Science Festival Interview with Dr Michal Michalowski
Dr Michal Michalowski of the University's School of Physics and Astronomy will share some secrets of how stars are formed in Physics to Blow Your Mind.
Physics to Blow Your Mind takes place at the Summerhall Anatomy Lecture Theatre at 3pm on Sunday 3 April at the National Museum of Scotland.
What can people coming along to your event expect to experience?
This will be an entertaining tale of how stars are formed, an important process which started shortly after the Big Bang, and is continuing today. The talk will be understandable at all levels of knowledge of physics.
What do you hope participants can get out of coming along?
Firstly, I would like all participants to learn how exactly stars are born – what material is required, what physical processes are involved, and how we can learn about them. Secondly, I will highlight some recent research development in this field.
Why is this an important time to be talking about astronomy?
Astronomy develops very fast and each year we discover new objects and phenomena, so every year is a good time to describe these new findings to the public.
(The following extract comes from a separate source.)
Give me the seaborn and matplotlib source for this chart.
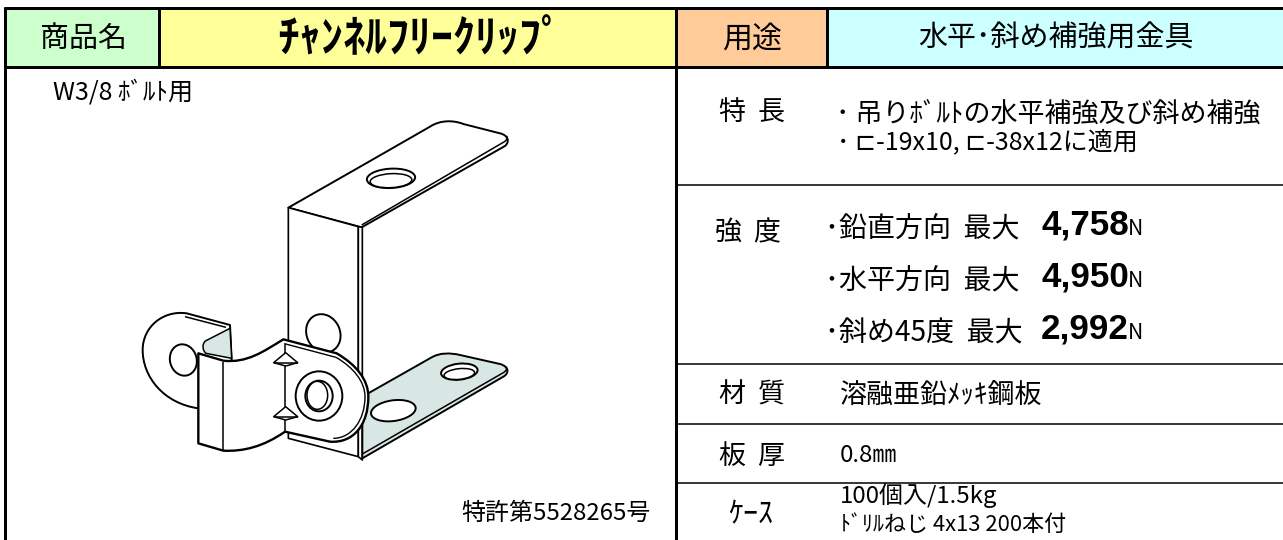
import matplotlib
matplotlib.use('Agg')
import matplotlib.pyplot as plt
import seaborn as sns
from matplotlib.patches import Rectangle, Ellipse, PathPatch
from matplotlib.path import Path

FONT = ['Noto Sans CJK JP', 'DejaVu Sans']

header_labels = ['商品名', 'ﾁｬﾝﾈﾙﾌﾘｰｸﾘｯﾌﾟ', '用途', '水平･斜め補強用金具']
header_colors = ['#CCFFCC', '#FFFF99', '#FFCC99', '#CCFFFF']
row_labels = ['特  長', '強  度', '材  質', '板  厚', 'ｹｰｽ']
feature_lines = ['･ 吊りﾎﾞﾙﾄの水平補強及び斜め補強', '･ ⊏-19x10, ⊏-38x12に適用']
strength_labels = ['･鉛直方向  最大', '･水平方向  最大', '･斜め45度  最大']
strength_values = ['4,758', '4,950', '2,992']
strength_unit = 'N'
material = '溶融亜鉛ﾒｯｷ鋼板'
thickness = '0.8㎜'
case_lines = ['100個入/1.5kg', 'ﾄﾞﾘﾙねじ 4x13 200本付']
bolt_note = 'W3/8 ﾎﾞﾙﾄ用'
patent_note = '特許第5528265号'

sns.set_theme(style='white')
plt.rcParams['font.family'] = FONT

fig = plt.figure(figsize=(12.83, 5.40), dpi=100)
ax = fig.add_axes([0, 0, 1, 1])
ax.set_xlim(0, 1283)
ax.set_ylim(540, 0)
ax.axis('off')


def label(x, y, s, px, ha='left', **kw):
    ax.text(x, y + 2, s, fontsize=px * 0.72, ha=ha, va='center', color='black', **kw)


def pt(zx, zy):
    return 120 + zx / 3, 110 + zy / 3


def shape(points, fc='white', lw=1.4, closed=True, z=3):
    # points: M/L are (x, y), curves are ('C', p1, p2, p3)
    verts, codes = [], []
    for i, p in enumerate(points):
        if p[0] == 'C':
            verts += [pt(*p[1]), pt(*p[2]), pt(*p[3])]
            codes += [Path.CURVE4] * 3
        else:
            verts.append(pt(*p))
            codes.append(Path.MOVETO if i == 0 else Path.LINETO)
    if closed:
        verts.append(verts[0])
        codes.append(Path.CLOSEPOLY)
    ax.add_patch(PathPatch(Path(verts, codes), fc=fc if closed else 'none', ec='black',
                           lw=lw, zorder=z, joinstyle='round'))


def ell(zx, zy, w, h, angle=0, fc='white', lw=1.4, z=3):
    x, y = pt(zx, zy)
    ax.add_patch(Ellipse((x, y), w / 3, h / 3, angle=angle, fc=fc, ec='black', lw=lw, zorder=z))


# header fills
edges = [5, 159, 675, 827, 1283]
for i, c in enumerate(header_colors):
    ax.add_patch(Rectangle((edges[i], 8), edges[i + 1] - edges[i], 59, fc=c, ec='none', zorder=1))

# grid
for y, lw in [(8, 3), (67, 3)]:
    ax.plot([4, 1283], [y, y], color='black', lw=lw * 0.72, zorder=2, solid_capstyle='butt')
for y in [185, 364, 424, 483]:
    ax.plot([676, 1283], [y, y], color='black', lw=1.1, zorder=2, solid_capstyle='butt')
for x, y0, y1, lw in [(5, 7, 540, 3), (159, 7, 67, 3), (676, 7, 540, 3), (827, 7, 67, 3)]:
    ax.plot([x, x], [y0, y1], color='black', lw=lw * 0.72, zorder=2, solid_capstyle='butt')

# header text
label(83, 37, header_labels[0], 29, ha='center')
label(420, 37, header_labels[1], 44, ha='center', fontweight='bold')
label(752, 37, header_labels[2], 30, ha='center')
label(1056, 37, header_labels[3], 29, ha='center')

# left cell notes
label(53, 91, bolt_note, 25)
label(461, 511, patent_note, 24)

# clip illustration, back to front
shape([(505, 293), ('C', (650, 210), (800, 125), (930, 50)), ('C', (960, 30), (1000, 30), (1030, 42)),
       (1140, 70), ('C', (1165, 76), (1170, 95), (1155, 108)), (725, 352)])
shape([(725, 345), (1150, 97), ('C', (1160, 92), (1163, 85), (1160, 78))], closed=False, lw=1.1)
ell(813, 205, 145, 58, angle=-3)
ell(813, 212, 125, 42, angle=-3, lw=1.1)
shape([(505, 293), (715, 350), (715, 1040), (505, 985)], lw=1.2)
shape([(715, 350), (727, 352), (727, 1050), (715, 1040)], lw=1.2)
shape([(727, 860), (935, 742), ('C', (960, 728), (990, 728), (1020, 735)), (1140, 762),
       ('C', (1168, 770), (1168, 790), (1150, 800)), (727, 1045)], fc='#D8E6E4')
shape([(727, 1032), (1150, 788), ('C', (1160, 782), (1162, 775), (1158, 770))], closed=False, lw=1.1)
ell(1018, 785, 110, 48, angle=-6)
ell(1018, 792, 92, 32, angle=-6, lw=1.1)
ell(820, 902, 135, 62, angle=-8)
ell(610, 670, 100, 118, angle=-25)
shape([(68, 720), ('C', (68, 650), (130, 600), (200, 610)), (330, 645), (335, 750), (235, 895),
       ('C', (130, 880), (68, 800), (68, 720))])
shape([(195, 620), (318, 652)], closed=False, lw=1.1)
ell(190, 750, 80, 95, angle=-15)
shape([(330, 655), (258, 692), ('C', (245, 700), (247, 722), (258, 730)), (335, 745)], fc='#D8E6E4', lw=1.1)
shape([(235, 730), (310, 752), ('C', (380, 760), (430, 725), (490, 688)), (650, 730),
       ('C', (710, 765), (745, 810), (745, 860)), ('C', (745, 945), (700, 1000), (630, 995)),
       (495, 965), ('C', (430, 1010), (370, 1025), (310, 1022)), (235, 1000)], lw=1.7, z=4)
shape([(497, 702), (648, 742), ('C', (700, 772), (735, 815), (735, 860)),
       ('C', (735, 930), (695, 985), (640, 985))], closed=False, lw=1.0, z=5)
shape([(310, 755), (310, 1020)], closed=False, lw=1.1, z=5)
shape([(495, 700), (495, 965)], closed=False, lw=1.1, z=5)
for zy in [750, 912]:
    shape([(497, zy - 22), (533, zy + 8), (497, zy + 18), (461, zy + 8)], z=5, lw=1.1)
    shape([(461, zy + 8), (533, zy + 8)], closed=False, z=5, lw=1.1)
ell(597, 858, 140, 148, z=5)
ell(597, 858, 82, 92, z=5)
ell(592, 856, 62, 84, z=5, lw=1.1)

# right column
row_y = [111, 231, 393, 454, 513]
row_px = [27, 27, 27, 27, 30]
row_x = [752, 748, 752, 752, 751]
for s, y, px, x in zip(row_labels, row_y, row_px, row_x):
    label(x, y, s, px, ha='center')

label(836, 112, feature_lines[0], 27)
label(837, 140, feature_lines[1], 25)

for i, y in enumerate([227, 279, 331]):
    label(825, y, strength_labels[i], 28)
    ax.text(1041, y - 2, strength_values[i], fontsize=35 * 0.72, fontweight='bold',
            family='Liberation Sans', va='center', color='black')
    label(1128, y, strength_unit, 21)

label(840, 393, material, 27)
label(840, 454, thickness, 24)
label(840, 494, case_lines[0], 24)
label(840, 523, case_lines[1], 22)

fig.savefig('out.png', dpi=100)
Discovery is accelerated nowadays, because many large astronomical observational facilities have been built or launched into space, such as the ALMA (Atacama Large Millimeter/submillimeter Array), Herschel Space Observatory, and the Large Millimetre Telescope.
Why is taking part in the science festival important to you?
The science festival is a perfect way to reach the public in order to promote science in general, and my research in particular.
Why is it important that the University plays a role in the science festival?
I believe that promoting science should be one of the main aims of any university.
Do you find it challenging to engage with the public?
No, not really. It requires avoiding using jargon and other complex formalism, but it is not problematic for me. I have long had a lot of experience with public engagement, because when I meet people, also in an informal setting, they are usually quite interested in what I am doing.
What impact does your work have on society?
In the same way as we want to understand the formation of the planet we are living on, the Earth, we also want to understand the formation of stars, including the Sun, and the evolution of the entire Universe. Additionally, I hope that the presentation of work will help to attract more students to physics, and to astronomy in particular.
How does your public engagement work affect how you carry out your job?
Public engagement allows me to learn how to present complex research concepts in a less complex way. This actually helps me to be more clear and concise when communicating my research to other scientists in research publications and conference presentations.